Return each line containing the string "this".

....

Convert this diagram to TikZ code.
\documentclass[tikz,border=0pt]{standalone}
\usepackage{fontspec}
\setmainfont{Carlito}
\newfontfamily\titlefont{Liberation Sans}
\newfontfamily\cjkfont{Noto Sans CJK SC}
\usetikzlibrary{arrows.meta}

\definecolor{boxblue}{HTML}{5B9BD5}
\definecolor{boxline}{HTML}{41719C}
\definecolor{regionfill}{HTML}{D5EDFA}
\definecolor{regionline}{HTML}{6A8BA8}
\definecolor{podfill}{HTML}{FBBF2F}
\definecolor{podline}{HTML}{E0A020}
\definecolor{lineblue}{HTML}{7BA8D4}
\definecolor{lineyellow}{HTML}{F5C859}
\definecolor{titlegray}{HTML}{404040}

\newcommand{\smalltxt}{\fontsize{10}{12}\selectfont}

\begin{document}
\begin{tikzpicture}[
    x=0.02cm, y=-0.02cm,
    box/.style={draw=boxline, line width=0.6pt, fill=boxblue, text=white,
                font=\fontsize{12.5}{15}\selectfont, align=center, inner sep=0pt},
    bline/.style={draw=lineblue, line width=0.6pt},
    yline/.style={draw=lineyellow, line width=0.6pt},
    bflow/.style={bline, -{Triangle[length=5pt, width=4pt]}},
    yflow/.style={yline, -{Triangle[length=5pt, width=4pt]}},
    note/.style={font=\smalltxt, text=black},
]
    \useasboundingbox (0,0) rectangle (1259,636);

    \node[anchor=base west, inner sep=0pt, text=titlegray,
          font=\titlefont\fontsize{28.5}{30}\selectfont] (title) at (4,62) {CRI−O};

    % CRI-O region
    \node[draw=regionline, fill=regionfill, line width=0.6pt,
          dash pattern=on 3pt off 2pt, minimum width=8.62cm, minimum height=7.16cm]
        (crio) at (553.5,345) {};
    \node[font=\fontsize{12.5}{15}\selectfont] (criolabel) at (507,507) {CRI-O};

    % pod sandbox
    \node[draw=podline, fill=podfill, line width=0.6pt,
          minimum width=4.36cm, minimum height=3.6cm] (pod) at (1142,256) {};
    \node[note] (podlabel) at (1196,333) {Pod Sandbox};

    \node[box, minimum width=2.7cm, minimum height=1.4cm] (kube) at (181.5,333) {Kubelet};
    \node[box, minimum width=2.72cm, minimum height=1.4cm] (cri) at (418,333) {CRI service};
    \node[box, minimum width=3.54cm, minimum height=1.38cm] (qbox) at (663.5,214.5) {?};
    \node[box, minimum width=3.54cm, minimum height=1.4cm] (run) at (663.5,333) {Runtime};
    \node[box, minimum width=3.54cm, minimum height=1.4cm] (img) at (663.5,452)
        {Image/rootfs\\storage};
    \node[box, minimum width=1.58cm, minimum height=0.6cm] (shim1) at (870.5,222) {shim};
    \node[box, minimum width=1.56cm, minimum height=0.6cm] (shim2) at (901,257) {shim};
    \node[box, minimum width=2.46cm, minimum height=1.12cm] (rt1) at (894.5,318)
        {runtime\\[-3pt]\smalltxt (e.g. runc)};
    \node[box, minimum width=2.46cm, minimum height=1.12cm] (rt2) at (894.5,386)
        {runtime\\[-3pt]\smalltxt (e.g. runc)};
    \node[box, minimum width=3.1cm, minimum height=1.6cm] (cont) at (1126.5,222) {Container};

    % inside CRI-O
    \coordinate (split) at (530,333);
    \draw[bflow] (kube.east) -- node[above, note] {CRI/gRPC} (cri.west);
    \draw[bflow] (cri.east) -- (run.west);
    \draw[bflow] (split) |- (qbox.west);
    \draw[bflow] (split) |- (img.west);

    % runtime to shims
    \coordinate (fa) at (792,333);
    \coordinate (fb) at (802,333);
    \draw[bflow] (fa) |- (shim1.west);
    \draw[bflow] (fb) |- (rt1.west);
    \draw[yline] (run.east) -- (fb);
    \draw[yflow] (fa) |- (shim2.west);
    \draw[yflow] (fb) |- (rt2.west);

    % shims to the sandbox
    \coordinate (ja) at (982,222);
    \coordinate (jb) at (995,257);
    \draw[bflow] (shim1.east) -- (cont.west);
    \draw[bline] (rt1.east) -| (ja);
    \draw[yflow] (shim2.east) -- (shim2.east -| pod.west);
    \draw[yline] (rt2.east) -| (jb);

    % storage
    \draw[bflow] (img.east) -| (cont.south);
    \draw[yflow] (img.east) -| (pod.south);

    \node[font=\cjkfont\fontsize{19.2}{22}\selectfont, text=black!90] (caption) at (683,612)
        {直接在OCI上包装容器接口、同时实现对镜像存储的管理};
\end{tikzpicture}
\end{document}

....

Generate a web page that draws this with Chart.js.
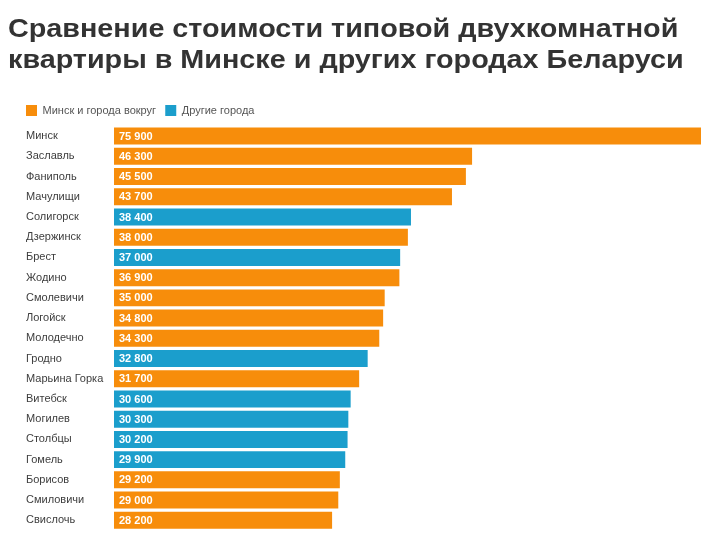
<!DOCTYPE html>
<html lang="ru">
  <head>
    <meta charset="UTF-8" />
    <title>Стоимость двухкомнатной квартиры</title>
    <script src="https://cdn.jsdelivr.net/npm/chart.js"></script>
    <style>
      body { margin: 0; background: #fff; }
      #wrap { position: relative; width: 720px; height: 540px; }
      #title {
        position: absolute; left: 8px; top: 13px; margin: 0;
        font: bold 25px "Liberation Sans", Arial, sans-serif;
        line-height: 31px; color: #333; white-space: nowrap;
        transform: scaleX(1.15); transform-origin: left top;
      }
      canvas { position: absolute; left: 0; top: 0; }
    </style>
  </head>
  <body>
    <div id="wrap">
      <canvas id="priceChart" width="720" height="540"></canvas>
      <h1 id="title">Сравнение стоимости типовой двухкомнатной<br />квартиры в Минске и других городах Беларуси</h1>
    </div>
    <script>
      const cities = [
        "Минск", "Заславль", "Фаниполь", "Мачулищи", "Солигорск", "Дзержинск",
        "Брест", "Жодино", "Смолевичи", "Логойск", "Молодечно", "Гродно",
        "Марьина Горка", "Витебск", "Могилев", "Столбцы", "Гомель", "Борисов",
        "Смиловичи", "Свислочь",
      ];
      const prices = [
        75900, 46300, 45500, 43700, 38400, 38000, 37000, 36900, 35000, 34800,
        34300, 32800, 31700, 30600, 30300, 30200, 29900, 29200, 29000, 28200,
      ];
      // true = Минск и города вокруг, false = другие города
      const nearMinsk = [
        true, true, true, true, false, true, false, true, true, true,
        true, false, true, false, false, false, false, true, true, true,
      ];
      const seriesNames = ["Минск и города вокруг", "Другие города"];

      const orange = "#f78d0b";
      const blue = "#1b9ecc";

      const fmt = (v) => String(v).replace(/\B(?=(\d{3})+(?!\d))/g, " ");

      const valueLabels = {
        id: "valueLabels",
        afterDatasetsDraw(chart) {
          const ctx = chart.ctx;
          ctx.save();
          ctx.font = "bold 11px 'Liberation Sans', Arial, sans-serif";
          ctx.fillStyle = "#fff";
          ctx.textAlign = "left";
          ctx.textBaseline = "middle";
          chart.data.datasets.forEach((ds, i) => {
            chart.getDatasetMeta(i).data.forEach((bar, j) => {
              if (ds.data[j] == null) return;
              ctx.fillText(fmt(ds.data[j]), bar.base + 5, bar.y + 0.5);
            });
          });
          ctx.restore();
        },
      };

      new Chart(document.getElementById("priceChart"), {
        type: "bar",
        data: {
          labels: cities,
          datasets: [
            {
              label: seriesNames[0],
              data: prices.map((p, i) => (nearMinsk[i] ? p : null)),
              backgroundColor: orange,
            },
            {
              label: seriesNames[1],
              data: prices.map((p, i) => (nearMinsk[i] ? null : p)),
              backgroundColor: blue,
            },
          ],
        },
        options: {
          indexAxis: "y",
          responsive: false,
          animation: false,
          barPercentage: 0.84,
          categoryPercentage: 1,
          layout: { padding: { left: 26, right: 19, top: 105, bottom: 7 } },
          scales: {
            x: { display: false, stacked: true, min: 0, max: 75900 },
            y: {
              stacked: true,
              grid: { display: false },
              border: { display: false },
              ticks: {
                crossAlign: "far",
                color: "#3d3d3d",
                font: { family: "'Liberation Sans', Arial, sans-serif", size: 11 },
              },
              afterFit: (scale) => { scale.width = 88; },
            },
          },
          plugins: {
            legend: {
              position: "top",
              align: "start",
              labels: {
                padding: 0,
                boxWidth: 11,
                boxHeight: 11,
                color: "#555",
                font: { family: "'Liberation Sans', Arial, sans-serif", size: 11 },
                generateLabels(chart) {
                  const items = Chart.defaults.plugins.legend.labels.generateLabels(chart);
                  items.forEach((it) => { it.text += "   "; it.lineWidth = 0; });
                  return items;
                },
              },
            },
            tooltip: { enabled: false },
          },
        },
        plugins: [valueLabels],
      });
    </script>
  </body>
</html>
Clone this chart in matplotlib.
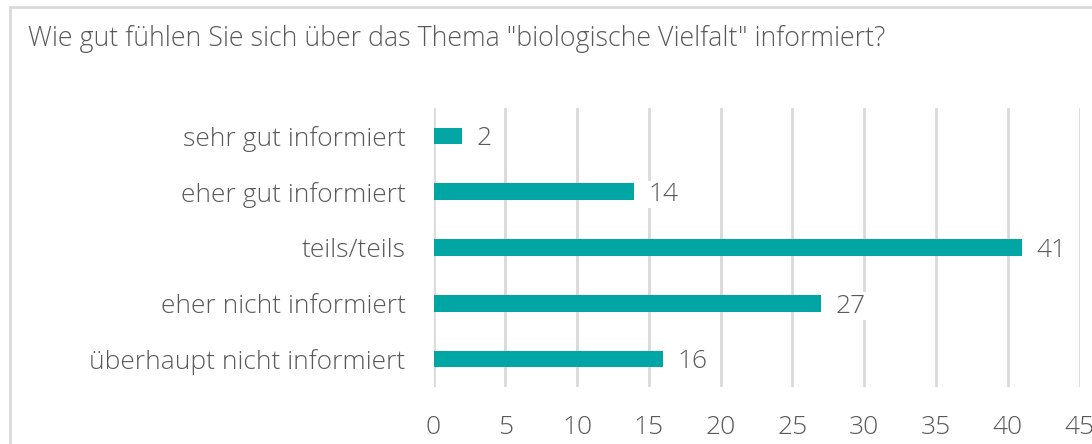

....

**Worked solution**
Convert this diagram to TikZ code.
Generate a web page that draws this with Chart.js.
Clone this chart in matplotlib.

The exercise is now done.